La perspective de mobiliser dans la durée 7 000 hommes sur le territoire national pour une opération intérieure doit nous amener à réfléchir à la doctrine d'emploi de ces forces. Comment adapter la formation et la préparation à ces missions nouvelles dans de telles circonstances ? Quels sont les sites à protéger ? Comment le faire au mieux ? Quel est le cadre juridique de ces interventions ? Les procédures actuelles de légitime défense sont-elles adaptées ? Quelle chaine de commandement mettre en place ? Ces questions sont importantes et relativement inédites dans la culture française où les militaires, hormis les gendarmes, ne sont pas appelés à intervenir intensément sur le territoire national.
Le Président de la République a demandé au Premier ministre d'engager une réflexion sur ce sujet : nous souhaitons que le Gouvernement transmette au Parlement le résultat de ses travaux et que le rapport fasse l'objet d'un débat.
Il existe d'autres préoccupations liées à la préparation et à l'emploi des forces mais je ne souhaite laisser la place au débat.

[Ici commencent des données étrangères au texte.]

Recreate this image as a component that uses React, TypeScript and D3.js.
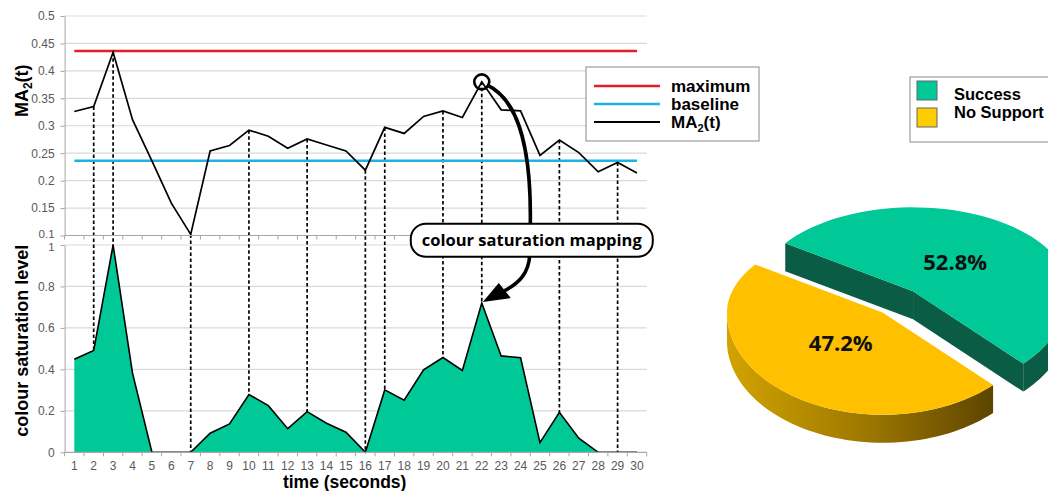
import * as d3 from "d3";
import { useEffect, useRef } from "react";

// time axis (seconds)
const times = [1, 2, 3, 4, 5, 6, 7, 8, 9, 10, 11, 12, 13, 14, 15, 16, 17, 18, 19, 20, 21, 22, 23, 24, 25, 26, 27, 28, 29, 30];
// MA2(t) series (top chart)
const ma2 = [0.326, 0.335, 0.434, 0.311, 0.236, 0.159, 0.102, 0.254, 0.264, 0.292, 0.281, 0.259, 0.276, 0.265, 0.254, 0.219, 0.297, 0.286, 0.317, 0.327, 0.315, 0.38, 0.329, 0.327, 0.246, 0.274, 0.251, 0.216, 0.233, 0.214];
// colour saturation level (bottom chart)
const saturation = [0.449, 0.491, 1.0, 0.382, 0, 0, 0, 0.092, 0.137, 0.279, 0.225, 0.114, 0.196, 0.14, 0.097, 0, 0.301, 0.251, 0.398, 0.457, 0.395, 0.72, 0.465, 0.456, 0.047, 0.193, 0.068, 0, 0, 0];
const maximumLevel = 0.436;
const baselineLevel = 0.236;
// times with dashed drop lines
const mappedTimes = [2, 3, 7, 10, 13, 16, 17, 20, 22, 26, 29];
const calloutTime = 22;
const topTicks = [0.1, 0.15, 0.2, 0.25, 0.3, 0.35, 0.4, 0.45, 0.5];
const bottomTicks = [0, 0.2, 0.4, 0.6, 0.8, 1];

const pieLabels = ["Success", "No Support"];
const pieValues = [52.8, 47.2];

const GREEN = "#00c896";
const GREEN_SIDE = "#0b5c45";
const YELLOW = "#ffc000";
const RED = "#e41e26";
const CYAN = "#1fb1e6";
const AXIS = "#a6a6a6";
const GRID = "#d9d9d9";
const SANS = "'Liberation Sans', Arial, sans-serif";

const App = () => {
  const svgRef = useRef<SVGSVGElement | null>(null);

  useEffect(() => {
    const svg = d3.select(svgRef.current);
    svg.selectAll("*").remove();

    const x = d3.scaleBand<number>().domain(times).range([64.6, 646.7]);
    const xc = (t: number) => (x(t) ?? 0) + x.bandwidth() / 2;
    const yTop = d3.scaleLinear().domain([0.1, 0.5]).range([235.5, 16]);
    const yBot = d3.scaleLinear().domain([0, 1]).range([452.3, 245]);
    const [x0, x1] = x.range();

    // gridlines
    svg.append("g").selectAll("line").data(topTicks.slice(1)).join("line")
      .attr("x1", x0).attr("x2", x1)
      .attr("y1", d => yTop(d)).attr("y2", d => yTop(d))
      .attr("stroke", GRID).attr("stroke-width", 1.2);
    svg.append("g").selectAll("line").data(bottomTicks.slice(1)).join("line")
      .attr("x1", x0).attr("x2", x1)
      .attr("y1", d => yBot(d)).attr("y2", d => yBot(d))
      .attr("stroke", GRID).attr("stroke-width", 1.2);

    // dashed drop lines
    svg.append("g").selectAll("line").data(mappedTimes).join("line")
      .attr("x1", d => xc(d)).attr("x2", d => xc(d))
      .attr("y1", d => yTop(ma2[d - 1])).attr("y2", yBot(0))
      .attr("stroke", "#000").attr("stroke-width", 1.7).attr("stroke-dasharray", "3.5,2.5");

    // saturation area
    const area = d3.area<number>()
      .x((_, i) => xc(times[i]))
      .y0(yBot(0))
      .y1(d => yBot(d));
    svg.append("path").attr("d", area(saturation)).attr("fill", GREEN);
    const satLine = d3.line<number>().x((_, i) => xc(times[i])).y(d => yBot(d));
    svg.append("path").attr("d", satLine(saturation))
      .attr("fill", "none").attr("stroke", "#000").attr("stroke-width", 1.6);

    // maximum / baseline
    svg.append("line")
      .attr("x1", xc(times[0])).attr("x2", xc(times[times.length - 1]))
      .attr("y1", yTop(maximumLevel)).attr("y2", yTop(maximumLevel))
      .attr("stroke", RED).attr("stroke-width", 2.5);
    svg.append("line")
      .attr("x1", xc(times[0])).attr("x2", xc(times[times.length - 1]))
      .attr("y1", yTop(baselineLevel)).attr("y2", yTop(baselineLevel))
      .attr("stroke", CYAN).attr("stroke-width", 2.5);

    // MA2 line
    const maLine = d3.line<number>().x((_, i) => xc(times[i])).y(d => yTop(d));
    svg.append("path").attr("d", maLine(ma2))
      .attr("fill", "none").attr("stroke", "#000").attr("stroke-width", 1.7);

    // y axes
    const styleAxis = (g: d3.Selection<SVGGElement, unknown, null, undefined>) => {
      g.select(".domain").attr("stroke", AXIS);
      g.selectAll(".tick line").attr("stroke", AXIS);
      g.selectAll(".tick text").attr("fill", "#595959").style("font-family", SANS).style("font-size", "12px");
    };
    const topAxis = svg.append("g").attr("transform", `translate(${x0},0)`)
      .call(d3.axisLeft(yTop).tickValues(topTicks).tickFormat(d => String(d)).tickSize(4).tickSizeOuter(0).tickPadding(6))
      .call(styleAxis);
    const botAxis = svg.append("g").attr("transform", `translate(${x0},0)`)
      .call(d3.axisLeft(yBot).tickValues(bottomTicks).tickFormat(d => String(d)).tickSize(4).tickSizeOuter(0).tickPadding(6))
      .call(styleAxis);
    // the two stacked labels at the seam sit very close, nudge them apart a bit
    topAxis.selectAll<SVGTextElement, number>(".tick text").filter(d => d === 0.1).attr("y", -1.5).style("font-size", "11.5px");
    botAxis.selectAll<SVGTextElement, number>(".tick text").filter(d => d === 1).attr("y", 1.5).style("font-size", "11.5px");

    // x axes (ticks between categories)
    const bounds = [...times.map(t => x(t) ?? 0), x1];
    [yTop(0.1), yBot(0)].forEach(yy => {
      const g = svg.append("g");
      g.append("line").attr("x1", x0).attr("x2", x1).attr("y1", yy).attr("y2", yy)
        .attr("stroke", AXIS).attr("stroke-width", 1.2);
      g.selectAll("line.tk").data(bounds).join("line").attr("class", "tk")
        .attr("x1", d => d).attr("x2", d => d).attr("y1", yy).attr("y2", yy + 4)
        .attr("stroke", AXIS);
    });
    svg.append("g").selectAll("text").data(times).join("text")
      .attr("x", d => xc(d)).attr("y", yBot(0) + 17.5)
      .attr("text-anchor", "middle")
      .attr("fill", "#595959").style("font-family", SANS).style("font-size", "12px")
      .text(d => String(d));

    // axis titles
    svg.append("text")
      .attr("transform", `translate(28,${(yTop(0.5) + yTop(0.1)) / 2 - 35}) rotate(-90)`)
      .attr("text-anchor", "middle")
      .style("font-family", SANS).style("font-size", "18px").style("font-weight", "bold")
      .call(t => {
        t.append("tspan").text("MA");
        t.append("tspan").text("2").attr("dy", 4).style("font-size", "12px");
        t.append("tspan").text("(t)").attr("dy", -4);
      });
    svg.append("text")
      .attr("transform", `translate(28,${(yBot(0) + yBot(1)) / 2 - 8}) rotate(-90)`)
      .attr("text-anchor", "middle")
      .style("font-family", SANS).style("font-size", "18px").style("font-weight", "bold")
      .text("colour saturation level");
    svg.append("text")
      .attr("x", (x0 + x1) / 2 - 11).attr("y", 487.5)
      .attr("text-anchor", "middle")
      .style("font-family", SANS).style("font-size", "17.5px").style("font-weight", "bold")
      .text("time (seconds)");

    // callout
    const px = xc(calloutTime);
    const pyTop = yTop(ma2[calloutTime - 1]);
    const pyBot = yBot(saturation[calloutTime - 1]);
    const boxCy = (yTop(0.1) + yBot(1)) / 2;
    const boxTop = boxCy - 16.5;
    const boxBottom = boxCy + 16.5;
    svg.append("circle").attr("cx", px).attr("cy", pyTop).attr("r", 7.5)
      .attr("fill", "none").attr("stroke", "#000").attr("stroke-width", 2.6);
    svg.append("path")
      .attr("d", `M${px + 5},${pyTop + 3} C${px + 33},${pyTop + 16} ${px + 50},${pyTop + 56} ${px + 48.5},${boxTop + 2}`)
      .attr("fill", "none").attr("stroke", "#000").attr("stroke-width", 3.6);
    svg.append("path")
      .attr("d", `M${px + 48},${boxBottom - 2} C${px + 47},${boxBottom + 16} ${px + 38},${pyBot - 20} ${px + 22},${pyBot - 12}`)
      .attr("fill", "none").attr("stroke", "#000").attr("stroke-width", 3.6);
    svg.append("path")
      .attr("d", `M${px + 1},${pyBot - 1} L${px + 17},${pyBot - 20} L${px + 29},${pyBot - 5} Z`)
      .attr("fill", "#000");
    svg.append("rect")
      .attr("x", px - 71).attr("y", boxTop).attr("width", 242).attr("height", boxBottom - boxTop)
      .attr("rx", 15).attr("fill", "#fff").attr("stroke", "#000").attr("stroke-width", 2);
    svg.append("text")
      .attr("x", px + 50).attr("y", boxCy + 1)
      .attr("text-anchor", "middle").attr("dominant-baseline", "middle")
      .style("font-family", "'Open Sans', sans-serif").style("font-size", "16.5px").style("font-weight", "bold")
      .text("colour saturation mapping");

    // legend for the line chart
    const lg = svg.append("g").attr("transform", "translate(586,67)");
    lg.append("rect").attr("width", 173).attr("height", 74).attr("fill", "#fff").attr("stroke", "#888");
    const legendItems = [
      { name: "maximum", color: RED, w: 2.5 },
      { name: "baseline", color: CYAN, w: 2.5 },
      { name: "MA2(t)", color: "#000", w: 2 },
    ];
    legendItems.forEach((it, i) => {
      const yy = 19 + i * 18;
      lg.append("line").attr("x1", 8).attr("x2", 74).attr("y1", yy).attr("y2", yy)
        .attr("stroke", it.color).attr("stroke-width", it.w);
      const t = lg.append("text").attr("x", 85).attr("y", yy + 6)
        .style("font-family", SANS).style("font-size", "17px").style("font-weight", "bold");
      if (it.name === "MA2(t)") {
        t.append("tspan").text("MA");
        t.append("tspan").text("2").attr("dy", 4).style("font-size", "11px");
        t.append("tspan").text("(t)").attr("dy", -4);
      } else {
        t.text(it.name);
      }
    });

    // legend for the pie
    const pl = svg.append("g").attr("transform", "translate(910,77)");
    pl.append("rect").attr("width", 160).attr("height", 65).attr("fill", "#fff").attr("stroke", "#888");
    const pieColors = [GREEN, "#ffcc00"];
    pieLabels.forEach((name, i) => {
      pl.append("rect").attr("x", 7).attr("y", 4 + i * 27).attr("width", 20).attr("height", 19)
        .attr("fill", pieColors[i]).attr("stroke", "#666");
      pl.append("text").attr("x", 44).attr("y", 23 + i * 18)
        .style("font-family", SANS).style("font-size", "16.5px").style("font-weight", "bold")
        .text(name);
    });

    // 3D exploded pie
    const defs = svg.append("defs");
    const grad = defs.append("linearGradient").attr("id", "ySide")
      .attr("gradientUnits", "userSpaceOnUse").attr("x1", 727).attr("x2", 995).attr("y1", 0).attr("y2", 0);
    grad.append("stop").attr("offset", "0").attr("stop-color", "#d2a300");
    grad.append("stop").attr("offset", "0.5").attr("stop-color", "#a07a00");
    grad.append("stop").attr("offset", "1").attr("stop-color", "#5c4400");

    const P = { cx: 898, cy: 301, rx: 156, ryT: 84, ryB: 102, depth: 28, explode: 0.15 };
    const proj = (cx: number, cy: number, th: number, r: number): [number, number] => {
      const s = Math.sin(th);
      return [cx + P.rx * r * Math.cos(th), cy + (s < 0 ? P.ryT : P.ryB) * r * s];
    };
    const start = (305 * Math.PI) / 180;
    const arcs = d3.pie<number>().sort(null).startAngle(start).endAngle(start + 2 * Math.PI)(pieValues);
    const topFill = [GREEN, YELLOW];
    const sideFill = [GREEN_SIDE, "url(#ySide)"];
    const pts = (a: [number, number][]) => "M" + a.map(p => p.join(",")).join("L") + "Z";

    arcs.forEach((a, i) => {
      const t0 = a.startAngle - Math.PI / 2;
      const t1 = a.endAngle - Math.PI / 2;
      const tm = (t0 + t1) / 2;
      const [cx, cy] = proj(P.cx, P.cy, tm, P.explode);
      const sample = (lo: number, hi: number) => d3.range(0, 61).map(k => lo + ((hi - lo) * k) / 60);
      const g = svg.append("g");

      // radial faces
      const faces: number[] = [];
      if (Math.cos(t0) < 0) faces.push(t0);
      if (Math.cos(t1) > 0) faces.push(t1);
      faces.forEach(th => {
        const p = proj(cx, cy, th, 1);
        g.append("path")
          .attr("d", pts([[cx, cy], p, [p[0], p[1] + P.depth], [cx, cy + P.depth]]))
          .attr("fill", sideFill[i]);
      });

      // front outer wall
      [-1, 0, 1].forEach(k => {
        const lo = Math.max(t0, 2 * Math.PI * k);
        const hi = Math.min(t1, 2 * Math.PI * k + Math.PI);
        if (hi > lo) {
          const top = sample(lo, hi).map(th => proj(cx, cy, th, 1));
          const bot = top.slice().reverse().map(p => [p[0], p[1] + P.depth] as [number, number]);
          g.append("path").attr("d", pts([...top, ...bot])).attr("fill", sideFill[i]);
        }
      });

      // top face
      const rim = sample(t0, t1).map(th => proj(cx, cy, th, 1));
      g.append("path").attr("d", pts([[cx, cy], ...rim])).attr("fill", topFill[i]);

      const [lx, ly] = proj(cx, cy, tm, 0.42);
      g.append("text").attr("x", lx).attr("y", ly)
        .attr("text-anchor", "middle").attr("dominant-baseline", "middle")
        .style("font-family", "'Open Sans', sans-serif").style("font-size", "22px").style("font-weight", "bold")
        .attr("fill", "#111")
        .text(`${a.data.toFixed(1)}%`);
    });
  }, []);

  return (
    <svg
      ref={svgRef}
      width={1048}
      height={491}
      style={{ position: "absolute", left: 0, top: 0, background: "#fff" }}
    ></svg>
  );
};

export default App;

M. Pozzo di Borgo, rapporteur délégué sur ce sujet, est excusé car il participe aux travaux du Conseil de l'Europe.
Je souligne simplement que les événements en Irak, en Syrie, en Ukraine et ailleurs ont démontré le caractère crucial du renseignement. Je me réjouis que le LPM crée 900 emplois supplémentaires, dont les 250 annoncés par le Premier ministre en janvier. Il s'agit de linguistes, d'analystes et de spécialistes de décryptage.
Enfin, il conviendra de mieux mesurer la traçabilité des ressources lorsque la loi sur le renseignement, que nous achevons d'examiner, sera mise en oeuvre.
Au total, le gouvernement nous fait d'excellentes propositions sur le programme 144.
L'actualisation ne porte que très marginalement sur la recherche en matière de défense.
Première observation : la sécurisation des ressources sanctuarise l'effort de recherche qui a souvent servi de variable d'ajustement en période de tension budgétaire.
Deuxième observation : le texte ajoute une priorité en matière de lutte anti-drone, grâce à la prise de conscience de la menace que peuvent représenter ces appareils. La France comme l'Europe se sont laissé dépasser en matière technologique dans le domaine des drones militaires. Ces appareils sont produits par de nombreux pays, dont la Russie et surtout la Chine qui sera le premier producteur et le premier exportateur dans dix ans.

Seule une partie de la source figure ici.